Over Excursion: How to Avoid it

DD Audio Tech Talk | WRITTEN BY KEVIN DOYLE | 21 MARCH 2017

Over excursion is simply one way of pushing a driver past its mechanical limits. Over excursion damage is more prevalent on subwoofers because they’re made to produce low frequencies, which by nature requires more cone movement. DD subs are built like tanks in their respective power rating classes, but extreme and/or prolonged over excursion will damage spiders, surrounds, cones, glue joints, and coils. The most common damage caused by over excursion is broken glue joints and ripped or torn spiders.

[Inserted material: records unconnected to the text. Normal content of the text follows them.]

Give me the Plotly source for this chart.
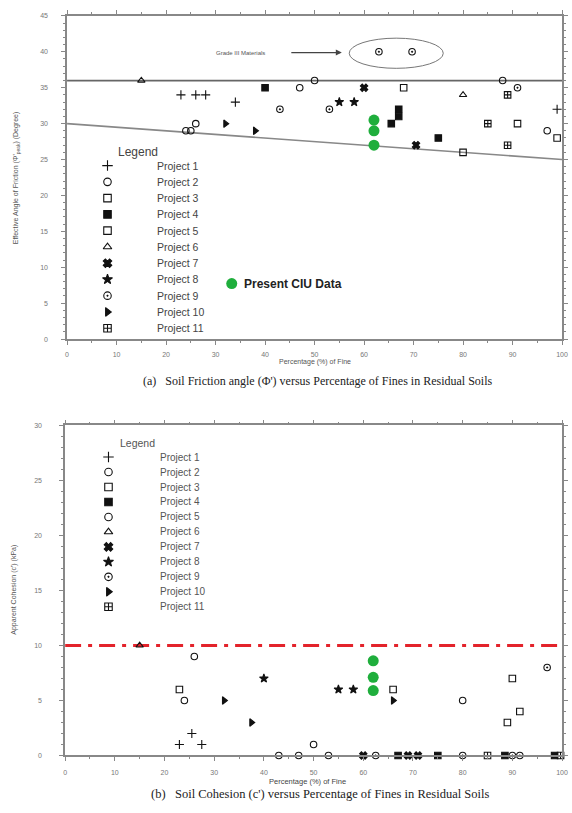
import plotly.graph_objects as go

W, H = 572, 813

projects = [f"Project {i}" for i in range(1, 12)]

# ---------- (a) friction angle vs fines ----------
a_p1_x = [23, 26, 28, 34, 99]
a_p1_y = [34, 34, 34, 33, 32]
a_p2_x = [26, 24, 25, 47, 50, 88, 97]
a_p2_y = [30, 29, 29, 35, 36, 36, 29]
a_p3_x = [68, 91, 99]
a_p3_y = [35, 30, 28]
a_p4_x = [40, 67, 67, 65.5, 75]
a_p4_y = [35, 32, 31, 30, 28]
a_p5_x = [80]
a_p5_y = [26]
a_p6_x = [15, 80]
a_p6_y = [36, 34]
a_p7_x = [60, 70.5]
a_p7_y = [35, 27]
a_p8_x = [55, 58]
a_p8_y = [33, 33]
a_p9_x = [43, 53, 91, 63, 69.7]
a_p9_y = [32, 32, 35, 40, 40]
a_p10_x = [32, 38]
a_p10_y = [30, 29]
a_p11_x = [85, 89, 89]
a_p11_y = [30, 34, 27]
a_ciu_x = [62, 62, 62]
a_ciu_y = [30.5, 29, 27]

a_upper_line_x = [0, 100]
a_upper_line_y = [36, 36]
a_lower_line_x = [0, 100]
a_lower_line_y = [30, 25]

# ---------- (b) cohesion vs fines ----------
b_p1_x = [25.5, 23, 27.5]
b_p1_y = [2, 1, 1]
b_p2_x = [24, 50, 43, 47, 53]
b_p2_y = [5, 1, 0, 0, 0]
b_p3_x = [23, 66, 90, 91.5, 89]
b_p3_y = [6, 6, 7, 4, 3]
b_p4_x = [67, 75, 88.5, 98.5]
b_p4_y = [0, 0, 0, 0]
b_p5_x = [26, 80]
b_p5_y = [9, 5]
b_p6_x = [15]
b_p6_y = [10]
b_p7_x = [60, 69, 71]
b_p7_y = [0, 0, 0]
b_p8_x = [40, 55, 58]
b_p8_y = [7, 6, 6]
b_p9_x = [97, 62.5, 80, 90, 91.5]
b_p9_y = [8, 0, 0, 0, 0]
b_p10_x = [32, 37.5, 66]
b_p10_y = [5, 3, 5]
b_p11_x = [85, 99.7]
b_p11_y = [0, 0]
b_ciu_x = [62, 62, 62]
b_ciu_y = [8.6, 7.1, 5.9]

b_limit_x = [0, 100]
b_limit_y = [10, 10]

# styles
sym_a = ['cross-thin-open', 'circle-open', 'square-open', 'square', 'square-open',
         'triangle-up-open', 'x', 'star', 'circle-open-dot', 'triangle-right', 'square-cross-open']
sym_b = ['cross-thin-open', 'circle-open', 'square-open', 'square', 'circle-open',
         'triangle-up-open', 'x', 'star', 'circle-open-dot', 'triangle-right', 'square-cross-open']
GREEN = '#1fae3c'

a_sets = [(a_p1_x, a_p1_y), (a_p2_x, a_p2_y), (a_p3_x, a_p3_y), (a_p4_x, a_p4_y),
          (a_p5_x, a_p5_y), (a_p6_x, a_p6_y), (a_p7_x, a_p7_y), (a_p8_x, a_p8_y),
          (a_p9_x, a_p9_y), (a_p10_x, a_p10_y), (a_p11_x, a_p11_y)]
b_sets = [(b_p1_x, b_p1_y), (b_p2_x, b_p2_y), (b_p3_x, b_p3_y), (b_p4_x, b_p4_y),
          (b_p5_x, b_p5_y), (b_p6_x, b_p6_y), (b_p7_x, b_p7_y), (b_p8_x, b_p8_y),
          (b_p9_x, b_p9_y), (b_p10_x, b_p10_y), (b_p11_x, b_p11_y)]

fig = go.Figure()

def mk(sym, size=6.5):
    return dict(symbol=sym, size=size, color='#111', line=dict(color='#111', width=1.1))

# reference lines (a)
fig.add_trace(go.Scatter(x=a_upper_line_x, y=a_upper_line_y, mode='lines',
                         line=dict(color='#666', width=1.8), xaxis='x', yaxis='y', showlegend=False))
fig.add_trace(go.Scatter(x=a_lower_line_x, y=a_lower_line_y, mode='lines',
                         line=dict(color='#888', width=1.6), xaxis='x', yaxis='y', showlegend=False))
# limit line (b)
fig.add_trace(go.Scatter(x=b_limit_x, y=b_limit_y, mode='lines',
                         line=dict(color='#e3232b', width=3, dash='16px,7px,4px,7px'),
                         xaxis='x2', yaxis='y2', showlegend=False))

for i, (xs, ys) in enumerate(a_sets):
    fig.add_trace(go.Scatter(x=xs, y=ys, mode='markers', marker=mk(sym_a[i]),
                             name=projects[i], xaxis='x', yaxis='y', showlegend=False, cliponaxis=False))
for i, (xs, ys) in enumerate(b_sets):
    fig.add_trace(go.Scatter(x=xs, y=ys, mode='markers', marker=mk(sym_b[i]),
                             name=projects[i], xaxis='x2', yaxis='y2', showlegend=False, cliponaxis=False))

fig.add_trace(go.Scatter(x=a_ciu_x, y=a_ciu_y, mode='markers',
                         marker=dict(color=GREEN, size=11), xaxis='x', yaxis='y', showlegend=False))
fig.add_trace(go.Scatter(x=b_ciu_x, y=b_ciu_y, mode='markers',
                         marker=dict(color=GREEN, size=11), xaxis='x2', yaxis='y2', showlegend=False))

# ---------- manual legends on a pixel overlay axis ----------
leg_a_x, leg_a_y0, leg_a_dy = 107, 163, 16.4
leg_b_x, leg_b_y0, leg_b_dy = 108, 457, 15.1
n = len(projects)
for i in range(n):
    fig.add_trace(go.Scatter(x=[leg_a_x], y=[leg_a_y0 + i * leg_a_dy], mode='markers',
                             marker=mk(sym_a[i], 7.5), xaxis='x3', yaxis='y3', showlegend=False))
    fig.add_trace(go.Scatter(x=[leg_b_x], y=[leg_b_y0 + i * leg_b_dy], mode='markers',
                             marker=mk(sym_b[i], 7.5), xaxis='x3', yaxis='y3', showlegend=False))
fig.add_trace(go.Scatter(x=[233], y=[282], mode='markers', marker=dict(color=GREEN, size=11),
                         xaxis='x3', yaxis='y3', showlegend=False))

ann = []
for i in range(n):
    ann.append(dict(x=155, y=leg_a_y0 + i * leg_a_dy, xref='x3', yref='y3', text=projects[i],
                    showarrow=False, xanchor='left', yanchor='middle',
                    font=dict(family='Arial', size=10.5, color='#444')))
    ann.append(dict(x=158, y=leg_b_y0 + i * leg_b_dy, xref='x3', yref='y3', text=projects[i],
                    showarrow=False, xanchor='left', yanchor='middle',
                    font=dict(family='Arial', size=10, color='#555')))
ann.append(dict(x=116, y=149, xref='x3', yref='y3', text='Legend', showarrow=False,
                xanchor='left', yanchor='middle', font=dict(family='Arial', size=12, color='#444')))
ann.append(dict(x=118, y=443, xref='x3', yref='y3', text='Legend', showarrow=False,
                xanchor='left', yanchor='middle', font=dict(family='Arial', size=10.5, color='#555')))
ann.append(dict(x=243, y=282, xref='x3', yref='y3', text='<b>Present CIU Data</b>', showarrow=False,
                xanchor='left', yanchor='middle', font=dict(family='Arial', size=12, color='#222')))

# axis titles
ann.append(dict(x=317, y=361, xref='x3', yref='y3', text='Percentage (%) of Fine', showarrow=False,
                font=dict(family='Arial', size=7, color='#555')))
ann.append(dict(x=310, y=784, xref='x3', yref='y3', text='Percentage (%) of Fine', showarrow=False,
                font=dict(family='Arial', size=7.5, color='#444')))
ann.append(dict(x=15, y=175, xref='x3', yref='y3', textangle=-90,
                text="Effective Angle of Friction (Φ'<sub>peak</sub>) (Degree)", showarrow=False,
                font=dict(family='Arial', size=7, color='#555')))
ann.append(dict(x=12, y=591, xref='x3', yref='y3', textangle=-90,
                text="Apparent Cohesion (c') (kPa)", showarrow=False,
                font=dict(family='Arial', size=7, color='#555')))
# captions
ann.append(dict(x=320, y=380, xref='x3', yref='y3',
                text="(a)   Soil Friction angle (Φ') versus Percentage of Fines in Residual Soils",
                showarrow=False, font=dict(family='Liberation Serif', size=12, color='#222')))
ann.append(dict(x=322, y=797, xref='x3', yref='y3',
                text="(b)   Soil Cohesion (c') versus Percentage of Fines in Residual Soils",
                showarrow=False, font=dict(family='Liberation Serif', size=12.5, color='#222')))

# Grade III materials note
ann.append(dict(x=55.5, y=39.9, xref='x', yref='y', ax=45, ay=39.9, axref='x', ayref='y',
                text='', showarrow=True, arrowhead=2, arrowsize=1, arrowwidth=1.2, arrowcolor='#444'))
ann.append(dict(x=35, y=39.9, xref='x', yref='y', text='Grade III Materials', showarrow=False,
                font=dict(family='Arial', size=6, color='#555')))

shapes = [dict(type='circle', xref='x', yref='y', x0=57, x1=76, y0=37.7, y1=41.9,
               line=dict(color='#777', width=1))]

axis_common = dict(showline=True, linecolor='#888', linewidth=1.5, mirror='ticks',
                   ticks='outside', ticklen=4, tickcolor='#888', showgrid=False, zeroline=False,
                   tickfont=dict(family='Arial', size=7, color='#777'))

fig.update_layout(
    width=W, height=H, margin=dict(l=0, r=0, t=0, b=0),
    paper_bgcolor='white', plot_bgcolor='rgba(0,0,0,0)', showlegend=False,
    xaxis=dict(domain=[66 / W, 568 / W], range=[0, 100], tickvals=list(range(0, 101, 10)),
               minor=dict(ticks='outside', ticklen=2, dtick=5, tickcolor='#888'),
               ticklabelstandoff=4, anchor='y', **axis_common),
    yaxis=dict(domain=[1 - 338 / H, 1 - 12 / H], range=[0, 45], tickvals=list(range(0, 46, 5)),
               minor=dict(ticks='outside', ticklen=2, dtick=1, tickcolor='#888'),
               ticklabelstandoff=12, anchor='x', **axis_common),
    xaxis2=dict(domain=[64 / W, 568 / W], range=[0, 100], tickvals=list(range(0, 101, 10)),
                minor=dict(ticks='outside', ticklen=2, dtick=5, tickcolor='#888'),
                ticklabelstandoff=5, anchor='y2', **axis_common),
    yaxis2=dict(domain=[1 - 758 / H, 1 - 425 / H], range=[0, 30], tickvals=list(range(0, 31, 5)),
                minor=dict(ticks='outside', ticklen=2, dtick=1, tickcolor='#888'),
                ticklabelstandoff=16, anchor='x2', **axis_common),
    xaxis3=dict(domain=[0, 1], range=[0, W], visible=False, anchor='y3', fixedrange=True),
    yaxis3=dict(domain=[0, 1], range=[H, 0], visible=False, anchor='x3', fixedrange=True),
    annotations=ann, shapes=shapes,
)

fig.write_html("out.html")
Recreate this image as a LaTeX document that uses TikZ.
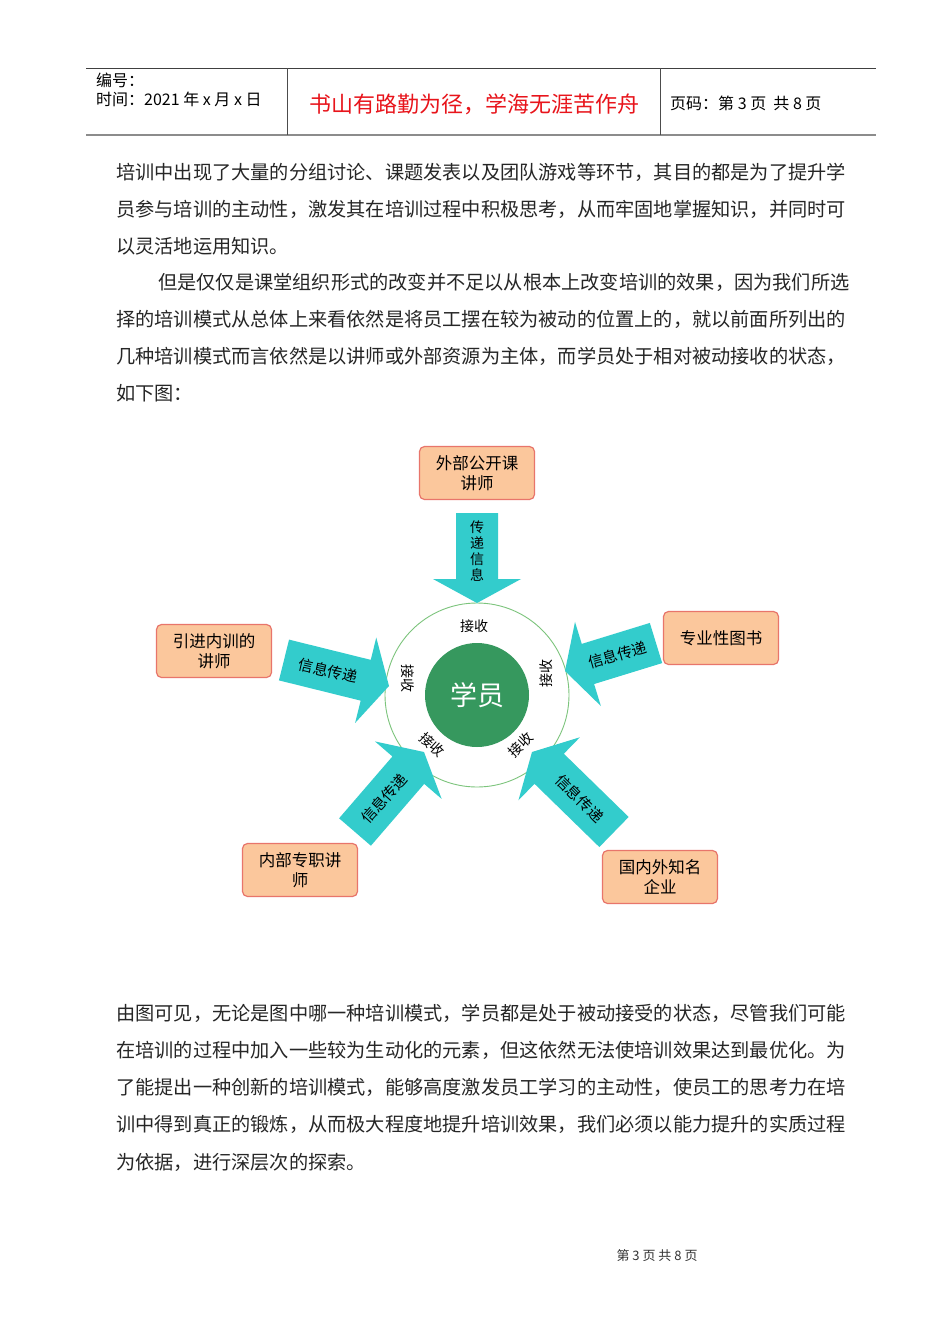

If you’re interested in avoiding damage from over excursion here’s a short list of things you can do that will prove to be very effective.

  1. Proper Suspension Break-IN
  2. Proper Enclosure Tuning
  3. Proper Use of your Subsonic Crossover
  1. If you’re asking “Why do I need to break in a DD sub, I don’t have to break in a brand X sub.” The answer is simple, a DD sub’s suspension is designed to provide stability of the mass in the moving parts, and the spiders must exhibit a high level of control for use in a ported enclosure. We build DDs to sound good for years of service life, not just long enough to get it sold. This means the DD suspension will be stiffer than most other company’s suspensions, and will require a little patience during the initial break in. After the woofer is properly broke in, you’ll notice it plays deeper, with more dynamic range, and increased output.dd_features-Spiders-2016
    For the initial suspension break-in, turn your subsonic filter up around 40 Hz for the first week or 12 hours of play time. During this break-in period we suggest listening to the system at a moderate level, and we highly discourage participation in SPL competitions. After the initial break in period you can begin to fine tune your subsonic crossover.
  1. When you design or purchase an enclosure the tuning of the enclosure should always be a major consideration. The primary style of music that will be pumping out of your system should determine what enclosure tuning frequency you should aim for. If you intend on playing stuff with some heavy 25Hz bass drops and your enclosure is tuned to 40Hz the enclosure isn’t going to lend much if any suspension control therefore you sub will have to go it alone. This generally isn’t a good way to go since most the time, if you have a DD sub, you’re using some sizable amplifier power, and without the aid of a proper enclosure this can easily push even our biggest baddest subs past their mechanical limits and straight into failure. On the other hand, when the enclosure and listening style is appropriately matched, the enclosure will act as the second half of the subs restorative force helping to keep excursion within tolerable limits, thus extending your subs life and your listening pleasure.
  1. In last month’s tech tip we started discussing proper use of your amplifier’s subsonic filter. While we’ll go deeper into the world of subsonic filtration in a future article for this tip we’ll touch on one the easiest and most effective ways to set your subsonic crossover to help limit over excursion. The main tools you’ll need to do this are your ears. Every vehicle has a different sub frequency transfer function, and your vehicle’s specific transfer function will depend on the vehicle’s cabin and the tuning of the enclosure. This means when setting up crossovers there’s not really a one size fits all setting. A quick and simple way to set your subsonic filter is to just play your system at normal listening volume with the most common style of music that will be played on your system. The next step is to turn your subsonic crossover down to 20hz, then begin adjusting the frequency up until the crossover audibly effects the subs output. Once this happens you have effectively determined the transfer function of your system. This setting may be visually higher on the subsonic dial than you think needs to be, but trust your ear. This procedure will help control the subs excursion, and it will also help to optimize your amplifier’s power use. When your subsonic crossover point is properly set your amp won’t waste power trying to push frequencies that aren’t affecting how your car sounds, effectively allowing you utilize all the power you amp is producing in the bandwidth that actually sounds good.